Said Cook: “We had spoken to a double digits share of their employees and we knew it wasn’t a grotesque exaggeration.” The Newsnight team responded by gathering more evidence from clerks to air the following day.

Reflecting on the Cox report’s conclusions, Cook (pictured) said: “We’re not advocates for an outcome, but we were confident in what we’d said.

“We’d had complete unanimity and I never doubted that she would find that this was a real problem.”

Speaker Bercow has said an independent commission should be set up to deal with all future complaints of bullying and harassment in the House.

Other MPs have called for Bercow to step down – including during a Commons debate on the Cox report – but Labour’s Emily Thornberry told Sky News it was “absolutely not the time to be changing speaker”.

Cook said sources had been in touch since the story went out to share their gratitude. He said one had told him: “Vindication is what I feel most – that all these years of being told that I’m overreacting is bullshit.”

He said other sources who had decided not to take part in the investigation had also contacted him to say they were pleased by the outcome.

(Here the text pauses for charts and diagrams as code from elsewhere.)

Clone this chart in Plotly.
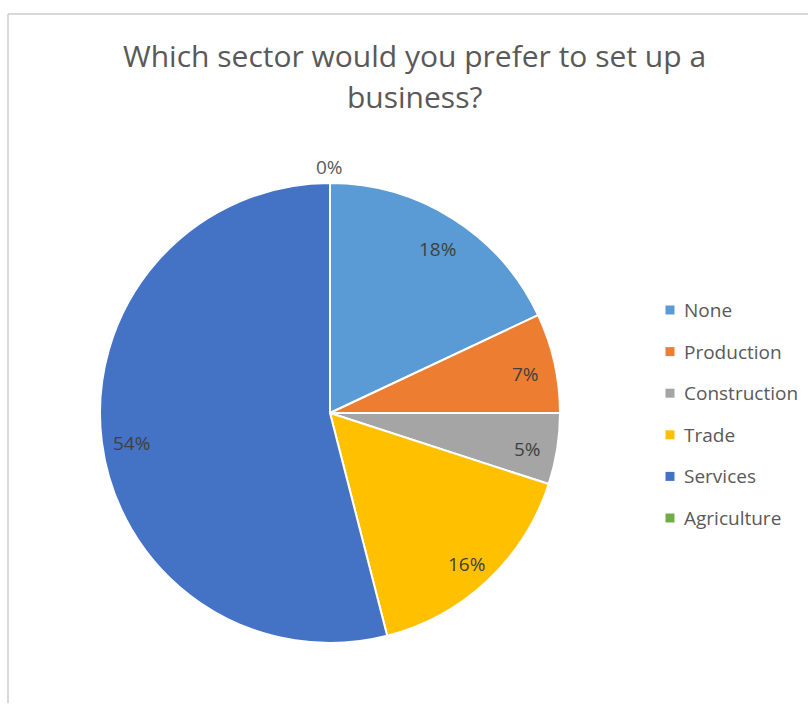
import math
import plotly.graph_objects as go

# Survey answers: preferred sector for starting a business (share in %)
sectors = ["None", "Production", "Construction", "Trade", "Services", "Agriculture"]
shares = [18, 7, 5, 16, 54, 0]
colors = ["#5B9BD5", "#ED7D31", "#A5A5A5", "#FFC000", "#4472C4", "#70AD47"]
title_lines = ["Which sector would you prefer to set up a", "business?"]

W, H = 808, 705
FONT = "Open Sans"
TEXT_GREY = "#595959"
LABEL_GREY = "#404040"

# pie geometry in pixels
cx_px, cy_px, r_px = 330, 413, 230

fig = go.Figure(
    go.Pie(
        labels=sectors,
        values=shares,
        sort=False,
        direction="clockwise",
        rotation=0,
        marker=dict(colors=colors, line=dict(color="white", width=2)),
        textinfo="none",
        hoverinfo="label+percent",
        showlegend=False,
        domain=dict(
            x=[(cx_px - r_px) / W, (cx_px + r_px) / W],
            y=[(H - cy_px - r_px) / H, (H - cy_px + r_px) / H],
        ),
    )
)

annotations = []

# percentage labels placed along each slice bisector, near the outer edge
total = sum(shares)
cum = 0.0
for name, v in zip(sectors, shares):
    frac = v / total
    mid = (cum + frac / 2) * 2 * math.pi
    cum += frac
    rr = r_px * 0.87 if v > 0 else r_px + 16
    x = cx_px + rr * math.sin(mid)
    y = cy_px - rr * math.cos(mid)
    annotations.append(dict(
        x=x / W, y=1 - y / H, xref="paper", yref="paper",
        text=f"{round(frac * 100)}%", showarrow=False,
        yshift=-5 if v > 0 else 0,
        font=dict(family=FONT, size=19, color=LABEL_GREY if v > 0 else TEXT_GREY),
        xanchor="center", yanchor="middle",
    ))

# two-line chart title
for i, line in enumerate(title_lines):
    annotations.append(dict(
        x=414 / W, y=1 - (55 + 42 * i) / H, xref="paper", yref="paper",
        text=line, showarrow=False,
        font=dict(family=FONT, size=30, color=TEXT_GREY),
        xanchor="center", yanchor="middle",
    ))

# legend: square swatches with labels on the right
shapes = []
leg_x, leg_y0, leg_step = 670, 310, 41.6
for i, (name, c) in enumerate(zip(sectors, colors)):
    yy = leg_y0 + i * leg_step
    shapes.append(dict(
        type="rect", xref="paper", yref="paper",
        x0=(leg_x - 4.5) / W, x1=(leg_x + 4.5) / W,
        y0=1 - (yy + 4.5) / H, y1=1 - (yy - 4.5) / H,
        fillcolor=c, line=dict(width=0),
    ))
    annotations.append(dict(
        x=(leg_x + 12) / W, y=1 - yy / H, xref="paper", yref="paper",
        text=name, showarrow=False,
        font=dict(family=FONT, size=19, color=TEXT_GREY),
        xanchor="left", yanchor="middle",
    ))

# light chart-area frame (top and left edges)
shapes.append(dict(type="line", xref="paper", yref="paper",
                   x0=8 / W, x1=1, y0=1 - 14 / H, y1=1 - 14 / H,
                   line=dict(color="#D9D9D9", width=2)))
shapes.append(dict(type="line", xref="paper", yref="paper",
                   x0=8 / W, x1=8 / W, y0=1 - 14 / H, y1=1 - 703 / H,
                   line=dict(color="#D9D9D9", width=2)))

fig.update_layout(
    width=W, height=H,
    margin=dict(l=0, r=0, t=0, b=0),
    paper_bgcolor="white",
    plot_bgcolor="white",
    annotations=annotations,
    shapes=shapes,
    font=dict(family=FONT),
)

fig.write_html("out.html")
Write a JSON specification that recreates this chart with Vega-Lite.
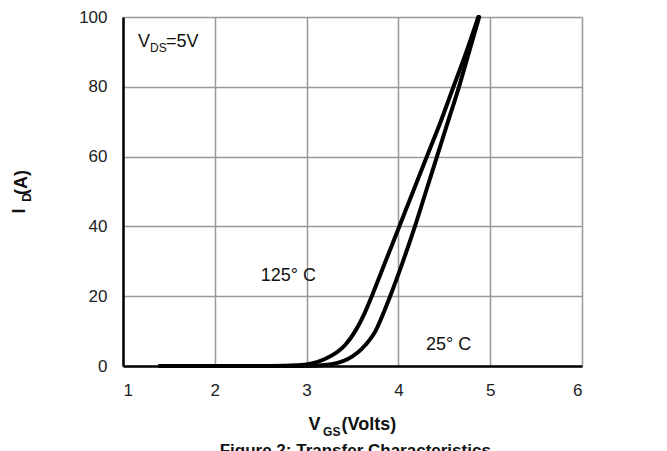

“The big picture about all of this is there’s a group of women in the House of Commons who weren’t really listened to before,” he said.

“There were people who were really nervous about talking to us who didn’t really want to talk to us – to be fair they didn’t know what we were going to do with it, they didn’t know how we were going to treat it and whether we were going to be reasonable or sensationalist.

“Half a dozen people from that category have come back in the last week and said: ‘I’m really pleased you did this, I’m sorry I didn’t help’.

“It was quite nice… Because you feel like when you’re approaching these people you’re pestering them about private grief and the fact that they appreciate that we were trying to do something genuinely publicly-spirited is quite reassuring.”

Cook said a crucial part of getting the “incredibly old-fashioned” story was simply listening and ensuring sources saw him and colleague Day as trustworthy from day one.

“It is a cliché, but it is also the truth that your ability to do the stuff does depend entirely on the willingness of people to trust you,” he said.

“It sounds pious but there is no way around, there is no shortcut to trustworthiness, you just have to be trustworthy.

“You have to show it, you have to go and see people to show that you value their time, you have to listen to them, you have to actually take them seriously, you have to treat them – not just before publication and when you’re desperate to get that killer fact out of them – you have to treat them with decency.

“Lots of the subsequent reporting that we’ve been able to do off the initial story has relied on the fact that the people who told us stuff to begin with have come back and said: ‘Check out this, they haven’t fixed this’.

“It is sometimes difficult to deal with sources, but it’s been a real education on the importance of openness and honesty and trustworthiness with them.”

Cook, formerly comment editor at the FT, added that the story “would have been impossible” without the “brilliant” Day – proving the importance of diversity in the newsroom.

“It’s really helpful basically having a man and a woman working on a story like this as well because you do have implicit understandings of things that the other lacks,” he said.

“There are people I got on well with from our contacts, there are people Lucinda got on well with from our contacts, and I’m sure part of that’s down to gender.”

Cook revealed the story did require a lot of talking to BBC lawyers to meet the “very high bar for accusing people of bullying” before broadcast.

But he was helped by the “incredible consistency” of his source accounts and the fact clerks are, he said, “generally brilliant” at taking contemporaneous notes of events which could be used as evidence.

Cook said one of the biggest questions was deciding when the story was ready to publish after months of work, and whether to break the story in Newsnight’s 10.30pm slot or roll it out earlier in the evening.

“What’s your objective?” he said the team asked themselves. “Is it to maximise viewership of the programme or is it to have maximum impact that follows from other publications?”

The story broke on Newsnight, but other publications had been given advanced notice about it, Cook said, allowing them to ready coverage.